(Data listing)
####################

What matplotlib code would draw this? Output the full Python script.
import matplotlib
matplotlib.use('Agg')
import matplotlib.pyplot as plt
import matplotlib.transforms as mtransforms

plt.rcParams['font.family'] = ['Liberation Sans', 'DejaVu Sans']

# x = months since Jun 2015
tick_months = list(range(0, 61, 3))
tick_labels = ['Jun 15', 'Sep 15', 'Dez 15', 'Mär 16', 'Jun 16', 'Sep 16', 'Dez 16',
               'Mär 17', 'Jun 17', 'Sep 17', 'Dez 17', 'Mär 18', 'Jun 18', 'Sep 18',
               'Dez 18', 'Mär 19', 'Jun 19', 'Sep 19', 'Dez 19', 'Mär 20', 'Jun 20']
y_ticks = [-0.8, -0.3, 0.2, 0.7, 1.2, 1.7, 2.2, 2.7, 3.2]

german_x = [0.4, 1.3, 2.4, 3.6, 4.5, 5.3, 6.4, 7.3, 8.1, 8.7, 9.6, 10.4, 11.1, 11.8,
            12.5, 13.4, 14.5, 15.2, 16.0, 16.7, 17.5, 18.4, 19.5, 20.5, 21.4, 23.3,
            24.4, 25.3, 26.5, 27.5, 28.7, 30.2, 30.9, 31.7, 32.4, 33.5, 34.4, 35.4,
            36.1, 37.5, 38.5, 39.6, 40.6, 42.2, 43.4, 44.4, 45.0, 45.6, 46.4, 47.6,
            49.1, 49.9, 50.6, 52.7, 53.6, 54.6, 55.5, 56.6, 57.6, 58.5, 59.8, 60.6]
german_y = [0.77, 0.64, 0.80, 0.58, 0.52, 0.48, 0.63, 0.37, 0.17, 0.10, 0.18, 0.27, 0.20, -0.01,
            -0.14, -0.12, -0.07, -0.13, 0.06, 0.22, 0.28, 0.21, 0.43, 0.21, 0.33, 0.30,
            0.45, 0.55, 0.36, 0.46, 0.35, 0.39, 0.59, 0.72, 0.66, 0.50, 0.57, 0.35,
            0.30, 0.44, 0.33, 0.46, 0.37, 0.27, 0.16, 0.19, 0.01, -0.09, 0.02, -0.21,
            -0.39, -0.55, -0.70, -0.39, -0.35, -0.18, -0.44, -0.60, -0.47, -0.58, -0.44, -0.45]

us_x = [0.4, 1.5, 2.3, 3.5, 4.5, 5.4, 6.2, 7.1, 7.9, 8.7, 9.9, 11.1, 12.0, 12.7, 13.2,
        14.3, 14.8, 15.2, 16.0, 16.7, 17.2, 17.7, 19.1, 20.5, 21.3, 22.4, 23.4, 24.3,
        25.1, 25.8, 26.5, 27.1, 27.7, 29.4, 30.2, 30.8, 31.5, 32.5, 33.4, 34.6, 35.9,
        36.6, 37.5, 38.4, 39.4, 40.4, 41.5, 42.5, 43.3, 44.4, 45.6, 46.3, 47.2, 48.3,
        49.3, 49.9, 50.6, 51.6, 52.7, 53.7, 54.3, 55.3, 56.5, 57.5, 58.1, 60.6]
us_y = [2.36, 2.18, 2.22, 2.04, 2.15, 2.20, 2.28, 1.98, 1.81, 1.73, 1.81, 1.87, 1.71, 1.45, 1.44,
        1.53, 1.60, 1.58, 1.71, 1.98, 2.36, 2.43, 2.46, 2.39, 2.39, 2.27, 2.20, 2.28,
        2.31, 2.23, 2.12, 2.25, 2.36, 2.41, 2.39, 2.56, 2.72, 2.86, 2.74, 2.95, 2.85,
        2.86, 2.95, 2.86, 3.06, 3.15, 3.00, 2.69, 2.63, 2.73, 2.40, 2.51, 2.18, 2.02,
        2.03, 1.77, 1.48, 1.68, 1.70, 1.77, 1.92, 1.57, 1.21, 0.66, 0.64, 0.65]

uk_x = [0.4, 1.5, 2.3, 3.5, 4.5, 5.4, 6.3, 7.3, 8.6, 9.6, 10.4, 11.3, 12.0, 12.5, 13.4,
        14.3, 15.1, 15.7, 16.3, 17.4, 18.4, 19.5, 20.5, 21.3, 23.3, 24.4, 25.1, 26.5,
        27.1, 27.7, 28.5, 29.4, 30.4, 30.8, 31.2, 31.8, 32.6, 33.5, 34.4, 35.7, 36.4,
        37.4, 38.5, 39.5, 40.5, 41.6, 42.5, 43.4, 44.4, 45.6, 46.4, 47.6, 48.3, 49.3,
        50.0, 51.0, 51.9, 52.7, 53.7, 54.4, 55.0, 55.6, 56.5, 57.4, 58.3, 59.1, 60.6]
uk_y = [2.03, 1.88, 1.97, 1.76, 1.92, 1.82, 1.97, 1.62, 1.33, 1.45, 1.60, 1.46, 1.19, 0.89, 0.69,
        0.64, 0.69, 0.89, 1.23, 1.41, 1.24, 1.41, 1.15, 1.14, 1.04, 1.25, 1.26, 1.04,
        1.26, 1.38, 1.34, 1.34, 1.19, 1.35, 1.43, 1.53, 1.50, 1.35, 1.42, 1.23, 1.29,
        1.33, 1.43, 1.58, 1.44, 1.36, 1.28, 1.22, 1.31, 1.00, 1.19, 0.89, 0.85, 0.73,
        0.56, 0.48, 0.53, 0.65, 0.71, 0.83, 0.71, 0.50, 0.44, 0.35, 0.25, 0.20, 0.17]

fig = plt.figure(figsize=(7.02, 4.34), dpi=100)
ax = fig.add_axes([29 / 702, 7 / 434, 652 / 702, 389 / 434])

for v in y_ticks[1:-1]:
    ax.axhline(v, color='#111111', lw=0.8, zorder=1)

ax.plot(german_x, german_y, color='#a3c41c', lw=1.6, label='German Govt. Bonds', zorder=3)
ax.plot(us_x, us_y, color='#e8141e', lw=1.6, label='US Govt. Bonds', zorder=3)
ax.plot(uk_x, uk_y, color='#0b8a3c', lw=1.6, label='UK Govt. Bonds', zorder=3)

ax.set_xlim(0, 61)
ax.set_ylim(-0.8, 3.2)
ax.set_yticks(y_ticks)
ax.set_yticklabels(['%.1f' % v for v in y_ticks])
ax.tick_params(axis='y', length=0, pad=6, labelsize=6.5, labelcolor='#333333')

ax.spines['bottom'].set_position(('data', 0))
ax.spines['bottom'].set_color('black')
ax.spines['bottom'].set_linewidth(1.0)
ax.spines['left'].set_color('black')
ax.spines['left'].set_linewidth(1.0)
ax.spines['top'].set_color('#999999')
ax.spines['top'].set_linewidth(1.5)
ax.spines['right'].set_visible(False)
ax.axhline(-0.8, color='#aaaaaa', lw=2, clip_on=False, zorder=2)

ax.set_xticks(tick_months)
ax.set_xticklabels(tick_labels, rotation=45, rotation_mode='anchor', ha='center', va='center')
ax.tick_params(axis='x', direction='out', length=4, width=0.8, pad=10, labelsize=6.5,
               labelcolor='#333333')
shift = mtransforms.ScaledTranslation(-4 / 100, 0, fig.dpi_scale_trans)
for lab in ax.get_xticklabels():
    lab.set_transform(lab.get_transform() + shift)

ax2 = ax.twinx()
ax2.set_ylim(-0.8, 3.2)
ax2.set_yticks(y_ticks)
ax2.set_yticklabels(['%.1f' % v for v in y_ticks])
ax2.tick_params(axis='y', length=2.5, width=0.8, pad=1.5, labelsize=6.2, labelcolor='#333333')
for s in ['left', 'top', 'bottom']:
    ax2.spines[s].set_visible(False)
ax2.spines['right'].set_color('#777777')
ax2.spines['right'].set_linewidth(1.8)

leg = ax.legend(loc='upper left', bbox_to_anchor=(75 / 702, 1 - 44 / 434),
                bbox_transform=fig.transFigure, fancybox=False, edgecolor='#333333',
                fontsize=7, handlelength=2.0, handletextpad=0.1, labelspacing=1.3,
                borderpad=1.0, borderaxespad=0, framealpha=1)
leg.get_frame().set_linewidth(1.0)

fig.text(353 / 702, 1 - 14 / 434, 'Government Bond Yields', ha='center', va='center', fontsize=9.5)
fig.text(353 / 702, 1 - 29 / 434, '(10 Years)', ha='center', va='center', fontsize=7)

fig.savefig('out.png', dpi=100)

####################

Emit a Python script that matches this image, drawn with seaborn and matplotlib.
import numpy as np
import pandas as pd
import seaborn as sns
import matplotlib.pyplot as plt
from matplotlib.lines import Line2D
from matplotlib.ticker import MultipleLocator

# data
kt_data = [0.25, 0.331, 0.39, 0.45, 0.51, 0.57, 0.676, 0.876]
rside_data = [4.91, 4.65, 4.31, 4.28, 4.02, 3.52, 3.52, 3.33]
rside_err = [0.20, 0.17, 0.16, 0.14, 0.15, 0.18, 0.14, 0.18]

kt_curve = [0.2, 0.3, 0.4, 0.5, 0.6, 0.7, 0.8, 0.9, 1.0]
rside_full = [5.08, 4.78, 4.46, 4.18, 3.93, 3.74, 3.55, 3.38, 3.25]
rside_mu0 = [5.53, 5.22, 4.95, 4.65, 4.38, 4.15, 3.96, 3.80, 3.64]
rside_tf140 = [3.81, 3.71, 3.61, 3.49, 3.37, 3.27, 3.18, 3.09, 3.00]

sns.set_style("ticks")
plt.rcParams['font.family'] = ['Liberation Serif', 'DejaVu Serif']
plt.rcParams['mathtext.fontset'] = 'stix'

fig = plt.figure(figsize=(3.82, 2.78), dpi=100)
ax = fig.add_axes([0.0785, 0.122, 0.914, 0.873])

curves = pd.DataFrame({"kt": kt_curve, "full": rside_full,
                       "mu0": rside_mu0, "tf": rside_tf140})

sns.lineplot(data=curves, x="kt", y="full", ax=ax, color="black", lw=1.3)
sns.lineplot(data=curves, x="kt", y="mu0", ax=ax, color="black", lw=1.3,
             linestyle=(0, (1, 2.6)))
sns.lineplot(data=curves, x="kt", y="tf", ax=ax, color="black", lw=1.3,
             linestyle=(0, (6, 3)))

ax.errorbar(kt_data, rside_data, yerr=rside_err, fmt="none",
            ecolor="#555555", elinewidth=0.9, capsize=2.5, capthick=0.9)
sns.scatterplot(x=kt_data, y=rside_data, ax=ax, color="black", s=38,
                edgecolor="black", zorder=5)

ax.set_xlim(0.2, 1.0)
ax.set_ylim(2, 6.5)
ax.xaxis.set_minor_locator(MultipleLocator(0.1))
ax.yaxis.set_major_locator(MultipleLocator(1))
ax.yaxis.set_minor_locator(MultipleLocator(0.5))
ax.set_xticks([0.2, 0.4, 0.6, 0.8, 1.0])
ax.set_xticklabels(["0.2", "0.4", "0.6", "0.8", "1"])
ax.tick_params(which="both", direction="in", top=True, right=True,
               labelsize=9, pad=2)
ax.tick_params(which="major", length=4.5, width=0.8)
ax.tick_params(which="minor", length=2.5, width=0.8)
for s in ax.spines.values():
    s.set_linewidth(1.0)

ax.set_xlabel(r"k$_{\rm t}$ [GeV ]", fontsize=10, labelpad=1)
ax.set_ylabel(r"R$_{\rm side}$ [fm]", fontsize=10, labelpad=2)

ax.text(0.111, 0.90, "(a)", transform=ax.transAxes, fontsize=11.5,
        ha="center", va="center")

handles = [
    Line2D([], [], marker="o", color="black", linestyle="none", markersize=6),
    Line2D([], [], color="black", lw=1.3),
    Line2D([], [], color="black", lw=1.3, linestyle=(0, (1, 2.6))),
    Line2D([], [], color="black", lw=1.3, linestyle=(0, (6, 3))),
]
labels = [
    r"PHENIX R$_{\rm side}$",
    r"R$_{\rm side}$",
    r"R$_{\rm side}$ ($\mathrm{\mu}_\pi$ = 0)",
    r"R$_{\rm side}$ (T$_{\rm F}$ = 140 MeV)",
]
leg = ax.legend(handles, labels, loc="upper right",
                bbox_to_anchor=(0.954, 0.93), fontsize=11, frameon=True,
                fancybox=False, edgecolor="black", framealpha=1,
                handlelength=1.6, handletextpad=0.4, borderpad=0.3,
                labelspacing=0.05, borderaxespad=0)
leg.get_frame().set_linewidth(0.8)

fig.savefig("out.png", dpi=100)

####################

▶ _AIM OF THE TASK_
Above is a listing; print exactly its lines from the one with "What matplotlib code" through the one with "plt.rcParams['font.family'] = ['Liberation Sans', 'DejaVu", and no other lines.

▶ _SOLUTION TO THE EXERCISE_
What matplotlib code would draw this? Output the full Python script.
import matplotlib
matplotlib.use('Agg')
import matplotlib.pyplot as plt
import matplotlib.transforms as mtransforms

plt.rcParams['font.family'] = ['Liberation Sans', 'DejaVu Sans']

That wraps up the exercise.